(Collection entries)
┌────────
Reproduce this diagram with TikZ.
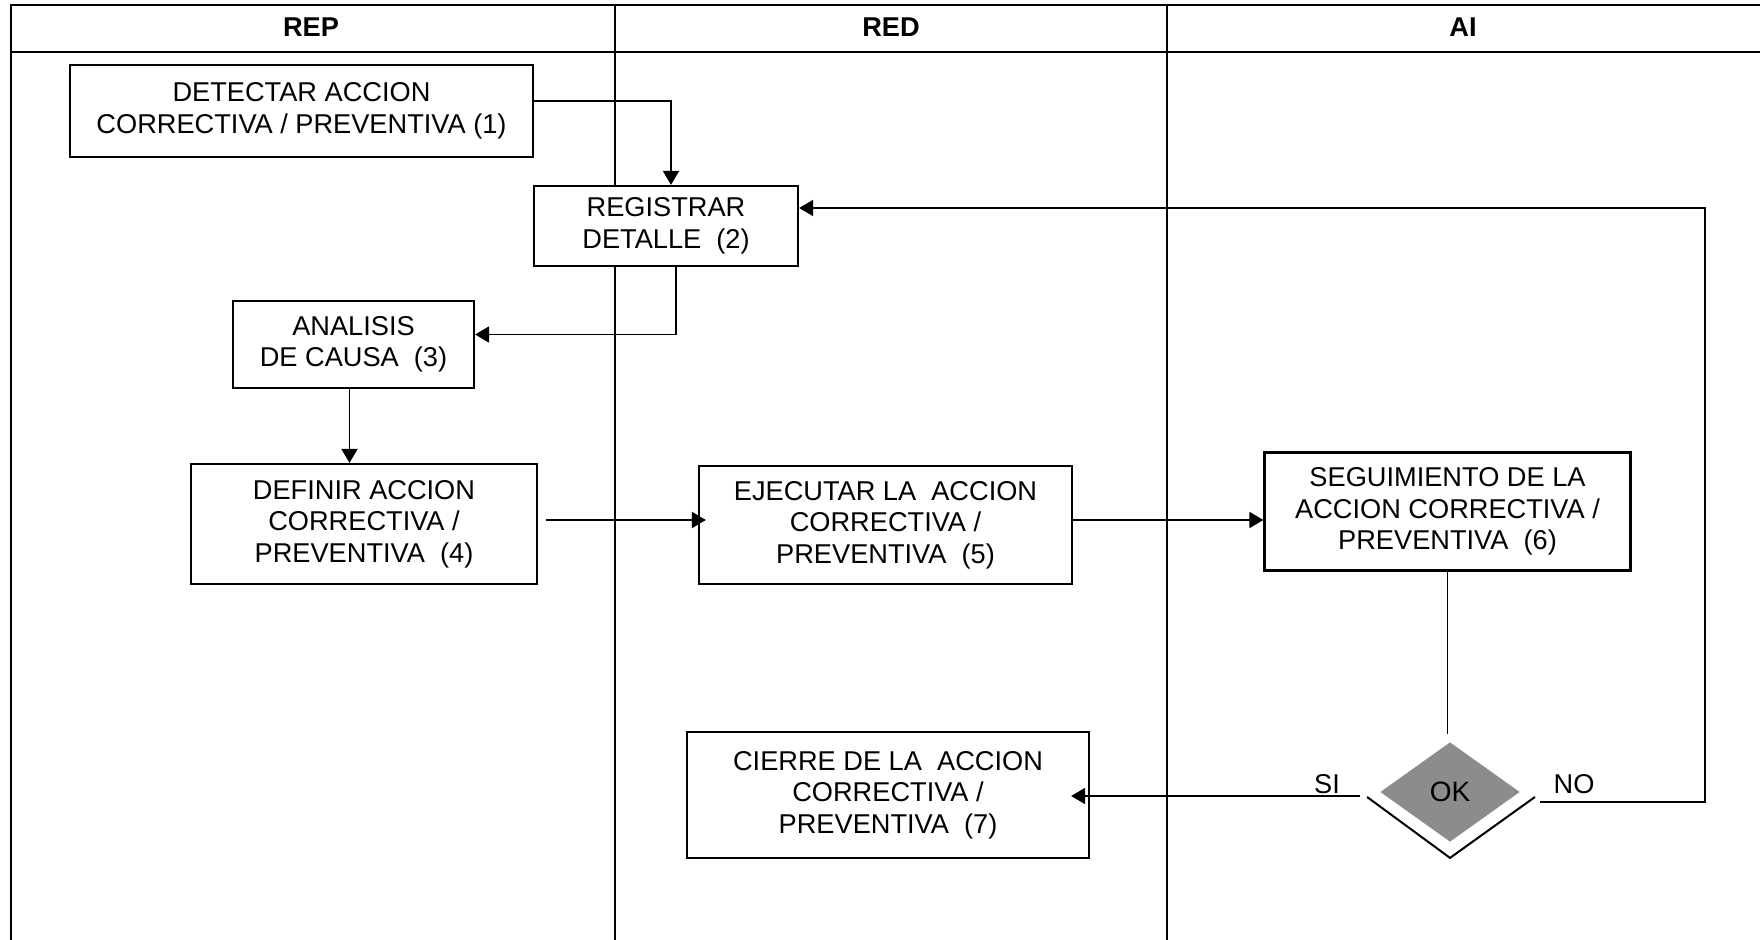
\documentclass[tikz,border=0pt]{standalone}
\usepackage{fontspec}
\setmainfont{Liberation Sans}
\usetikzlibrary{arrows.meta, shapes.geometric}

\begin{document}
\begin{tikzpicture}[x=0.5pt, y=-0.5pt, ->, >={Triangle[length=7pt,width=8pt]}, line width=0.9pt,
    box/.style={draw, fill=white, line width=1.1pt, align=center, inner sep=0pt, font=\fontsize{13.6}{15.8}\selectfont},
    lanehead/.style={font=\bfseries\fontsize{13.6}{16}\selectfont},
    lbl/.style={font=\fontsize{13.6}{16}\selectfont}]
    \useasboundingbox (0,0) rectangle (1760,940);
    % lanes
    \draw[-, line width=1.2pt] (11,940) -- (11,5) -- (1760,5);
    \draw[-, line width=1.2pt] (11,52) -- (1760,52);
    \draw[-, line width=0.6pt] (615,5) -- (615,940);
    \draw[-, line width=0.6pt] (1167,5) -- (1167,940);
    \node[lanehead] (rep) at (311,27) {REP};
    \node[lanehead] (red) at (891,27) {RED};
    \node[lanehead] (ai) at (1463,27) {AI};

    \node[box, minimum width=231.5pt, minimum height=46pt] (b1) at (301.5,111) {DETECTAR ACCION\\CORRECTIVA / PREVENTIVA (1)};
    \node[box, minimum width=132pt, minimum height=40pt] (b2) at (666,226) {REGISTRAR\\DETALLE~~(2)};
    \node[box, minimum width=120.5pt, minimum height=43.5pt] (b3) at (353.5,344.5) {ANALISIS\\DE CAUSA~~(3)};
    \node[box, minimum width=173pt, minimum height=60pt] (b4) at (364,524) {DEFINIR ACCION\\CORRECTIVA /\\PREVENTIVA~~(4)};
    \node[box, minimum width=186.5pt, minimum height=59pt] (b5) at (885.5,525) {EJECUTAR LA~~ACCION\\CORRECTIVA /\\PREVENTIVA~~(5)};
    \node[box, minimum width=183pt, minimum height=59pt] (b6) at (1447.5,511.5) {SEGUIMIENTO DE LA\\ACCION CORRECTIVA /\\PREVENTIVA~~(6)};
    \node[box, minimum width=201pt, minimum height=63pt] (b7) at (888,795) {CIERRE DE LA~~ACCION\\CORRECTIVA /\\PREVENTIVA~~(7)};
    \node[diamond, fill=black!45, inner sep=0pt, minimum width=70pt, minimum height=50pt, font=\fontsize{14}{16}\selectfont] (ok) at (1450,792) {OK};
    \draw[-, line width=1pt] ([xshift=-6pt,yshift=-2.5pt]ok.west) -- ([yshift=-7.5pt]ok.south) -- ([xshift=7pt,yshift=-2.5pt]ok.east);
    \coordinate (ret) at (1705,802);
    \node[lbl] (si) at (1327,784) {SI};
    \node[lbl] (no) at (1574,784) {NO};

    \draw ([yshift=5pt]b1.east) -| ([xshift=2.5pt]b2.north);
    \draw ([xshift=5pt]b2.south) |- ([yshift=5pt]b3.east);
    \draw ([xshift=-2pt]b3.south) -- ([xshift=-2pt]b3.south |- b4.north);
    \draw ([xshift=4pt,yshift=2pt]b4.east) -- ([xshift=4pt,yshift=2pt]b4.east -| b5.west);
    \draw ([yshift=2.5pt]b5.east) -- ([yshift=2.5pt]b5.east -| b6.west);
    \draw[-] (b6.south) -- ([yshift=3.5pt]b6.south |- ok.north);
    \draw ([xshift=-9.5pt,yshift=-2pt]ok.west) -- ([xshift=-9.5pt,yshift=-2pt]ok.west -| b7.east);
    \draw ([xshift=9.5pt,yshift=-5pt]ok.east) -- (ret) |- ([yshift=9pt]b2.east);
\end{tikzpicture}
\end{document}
└────────
┌────────
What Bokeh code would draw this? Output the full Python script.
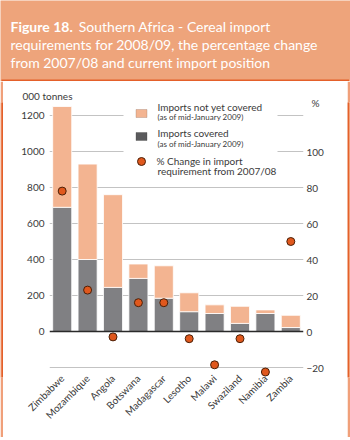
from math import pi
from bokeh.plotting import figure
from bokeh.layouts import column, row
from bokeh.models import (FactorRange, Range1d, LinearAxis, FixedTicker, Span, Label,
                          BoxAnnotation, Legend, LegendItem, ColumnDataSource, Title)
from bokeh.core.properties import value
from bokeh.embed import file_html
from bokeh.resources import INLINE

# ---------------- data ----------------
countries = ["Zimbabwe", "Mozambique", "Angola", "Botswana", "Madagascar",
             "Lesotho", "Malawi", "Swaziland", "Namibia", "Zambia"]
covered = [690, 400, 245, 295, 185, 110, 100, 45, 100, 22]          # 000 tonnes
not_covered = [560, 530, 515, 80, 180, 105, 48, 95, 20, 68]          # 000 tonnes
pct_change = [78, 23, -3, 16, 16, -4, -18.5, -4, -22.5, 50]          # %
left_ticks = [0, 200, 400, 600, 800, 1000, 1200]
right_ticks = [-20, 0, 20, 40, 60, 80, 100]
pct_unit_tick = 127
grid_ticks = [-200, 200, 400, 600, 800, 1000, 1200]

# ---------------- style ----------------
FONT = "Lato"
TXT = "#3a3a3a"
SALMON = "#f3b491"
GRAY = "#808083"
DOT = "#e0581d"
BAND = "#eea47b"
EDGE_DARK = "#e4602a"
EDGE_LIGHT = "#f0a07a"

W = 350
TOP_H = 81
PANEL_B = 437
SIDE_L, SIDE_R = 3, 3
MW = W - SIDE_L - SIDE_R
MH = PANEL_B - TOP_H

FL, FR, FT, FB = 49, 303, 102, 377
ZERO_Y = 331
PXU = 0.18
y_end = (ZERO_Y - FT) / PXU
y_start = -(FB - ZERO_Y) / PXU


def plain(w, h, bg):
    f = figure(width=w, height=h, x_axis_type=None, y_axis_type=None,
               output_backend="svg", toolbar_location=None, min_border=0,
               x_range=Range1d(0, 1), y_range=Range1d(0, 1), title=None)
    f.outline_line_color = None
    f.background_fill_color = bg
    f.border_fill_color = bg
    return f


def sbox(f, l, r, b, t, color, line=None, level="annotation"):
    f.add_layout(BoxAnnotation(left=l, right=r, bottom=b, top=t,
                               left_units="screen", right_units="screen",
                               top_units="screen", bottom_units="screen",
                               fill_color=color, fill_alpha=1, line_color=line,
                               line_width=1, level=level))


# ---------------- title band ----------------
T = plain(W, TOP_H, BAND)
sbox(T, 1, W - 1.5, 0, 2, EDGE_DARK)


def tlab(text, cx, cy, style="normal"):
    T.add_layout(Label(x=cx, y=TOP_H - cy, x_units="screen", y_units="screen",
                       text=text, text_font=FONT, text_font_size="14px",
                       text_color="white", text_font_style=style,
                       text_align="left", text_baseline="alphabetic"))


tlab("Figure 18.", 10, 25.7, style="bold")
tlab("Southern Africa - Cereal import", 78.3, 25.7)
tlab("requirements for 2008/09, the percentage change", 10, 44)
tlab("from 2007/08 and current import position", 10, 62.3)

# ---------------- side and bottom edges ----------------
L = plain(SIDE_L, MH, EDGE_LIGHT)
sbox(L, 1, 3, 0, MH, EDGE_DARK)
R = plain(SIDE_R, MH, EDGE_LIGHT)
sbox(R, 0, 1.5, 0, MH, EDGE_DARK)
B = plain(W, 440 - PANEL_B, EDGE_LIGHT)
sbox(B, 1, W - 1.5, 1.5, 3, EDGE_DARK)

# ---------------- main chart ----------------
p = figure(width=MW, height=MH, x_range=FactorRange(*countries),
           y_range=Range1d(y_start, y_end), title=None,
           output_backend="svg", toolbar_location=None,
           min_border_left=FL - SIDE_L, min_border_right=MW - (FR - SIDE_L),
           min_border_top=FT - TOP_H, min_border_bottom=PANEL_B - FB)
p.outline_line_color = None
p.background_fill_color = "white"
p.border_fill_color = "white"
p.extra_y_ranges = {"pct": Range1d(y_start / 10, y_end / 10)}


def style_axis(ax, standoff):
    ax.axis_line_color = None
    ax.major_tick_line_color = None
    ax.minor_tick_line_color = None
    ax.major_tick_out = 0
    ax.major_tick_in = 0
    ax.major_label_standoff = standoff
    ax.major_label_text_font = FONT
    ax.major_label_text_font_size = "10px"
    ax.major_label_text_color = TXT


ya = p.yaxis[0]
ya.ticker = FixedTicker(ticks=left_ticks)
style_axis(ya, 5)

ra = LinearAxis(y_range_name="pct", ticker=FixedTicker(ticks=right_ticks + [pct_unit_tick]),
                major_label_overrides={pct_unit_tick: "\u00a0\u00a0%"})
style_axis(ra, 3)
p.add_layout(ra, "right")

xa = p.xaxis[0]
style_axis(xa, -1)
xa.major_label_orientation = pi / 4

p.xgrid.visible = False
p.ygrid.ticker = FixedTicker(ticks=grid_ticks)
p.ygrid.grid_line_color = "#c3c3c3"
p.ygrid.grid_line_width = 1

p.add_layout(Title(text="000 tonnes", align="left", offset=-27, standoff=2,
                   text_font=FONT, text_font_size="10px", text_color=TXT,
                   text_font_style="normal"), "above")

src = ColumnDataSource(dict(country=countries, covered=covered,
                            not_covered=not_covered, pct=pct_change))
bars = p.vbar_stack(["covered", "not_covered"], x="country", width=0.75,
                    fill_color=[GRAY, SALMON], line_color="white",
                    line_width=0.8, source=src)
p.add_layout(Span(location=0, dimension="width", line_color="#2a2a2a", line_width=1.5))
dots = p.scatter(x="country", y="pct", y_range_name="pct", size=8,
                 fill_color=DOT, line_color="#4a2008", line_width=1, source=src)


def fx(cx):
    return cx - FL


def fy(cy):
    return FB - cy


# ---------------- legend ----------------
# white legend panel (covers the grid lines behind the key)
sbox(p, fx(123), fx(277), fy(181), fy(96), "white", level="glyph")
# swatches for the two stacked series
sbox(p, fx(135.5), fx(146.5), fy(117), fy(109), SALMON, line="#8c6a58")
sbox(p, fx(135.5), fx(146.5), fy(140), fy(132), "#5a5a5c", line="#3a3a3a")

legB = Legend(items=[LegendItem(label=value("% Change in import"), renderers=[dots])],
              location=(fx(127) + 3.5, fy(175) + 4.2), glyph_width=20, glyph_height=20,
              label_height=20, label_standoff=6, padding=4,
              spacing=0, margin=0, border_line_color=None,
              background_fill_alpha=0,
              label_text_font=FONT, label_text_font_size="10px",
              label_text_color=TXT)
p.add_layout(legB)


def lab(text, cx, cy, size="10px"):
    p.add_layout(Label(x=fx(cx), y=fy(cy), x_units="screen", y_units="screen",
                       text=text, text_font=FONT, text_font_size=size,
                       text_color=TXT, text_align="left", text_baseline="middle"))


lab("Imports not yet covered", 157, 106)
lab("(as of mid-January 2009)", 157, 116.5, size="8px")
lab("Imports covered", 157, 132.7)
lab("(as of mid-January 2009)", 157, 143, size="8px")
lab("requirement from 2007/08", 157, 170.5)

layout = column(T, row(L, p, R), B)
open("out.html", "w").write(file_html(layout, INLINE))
└────────
WHAT YOU HAVE TO DO:
Report each line of the material above where the word "this" appears.

COMPLETE ANSWER:
Reproduce this diagram with TikZ.
What Bokeh code would draw this? Output the full Python script.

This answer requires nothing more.